The city originated as a fortress built by Cossacks to defend imperial borders and assert Russian dominion over Circassia, a claim which Ottoman Turkey contested. In the first half of the 19th century, Yekaterinodar grew into a busy center of the Kuban Cossacks. It was granted town status in 1867. By 1888, about 45,000 people lived in the city, which had become a vital trade center for southern Russia. In 1897, an obelisk commemorating the two-hundred-year history of the Kuban Cossack Host was erected in Yekaterinodar.
During the Russian Civil War, the city changed hands several times between the Red Army and the Volunteer Army. Many Kuban Cossacks were committed anti-Bolsheviks who supported the White Movement. Lavr Kornilov, a White general, captured the city on April 10, 1918, only to be killed a week later when a Bolshevik artillery shell blew up the farmhouse he was using as his headquarters.
During the World War II, Krasnodar was occupied by the German Army between August 12, 1942 and February 12, 1943. The city sustained heavy damage in the fighting but was rebuilt and renovated after the war.

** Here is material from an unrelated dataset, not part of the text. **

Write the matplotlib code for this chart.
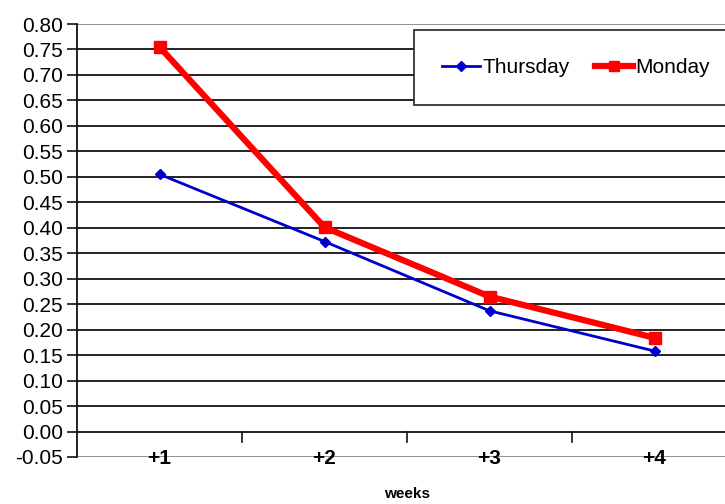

In the summer of 1943, the Soviets began trials, including of their own citizens, for collusion with the Nazis and participation in war crimes. The first such trial was held at Krasnodar from July 14 to 17, 1943. The Krasnodar tribunal pronounced eight death sentences, which were summarily executed in the city square in front of a crowd of about thirty thousand people.
The oldest part of the city is Old Downtown Krasnodar, which consists of many historic buildings, several from the 19th century. Buildings have been preserved, restored or reconstructed, and the district is now a substantial tourist attraction.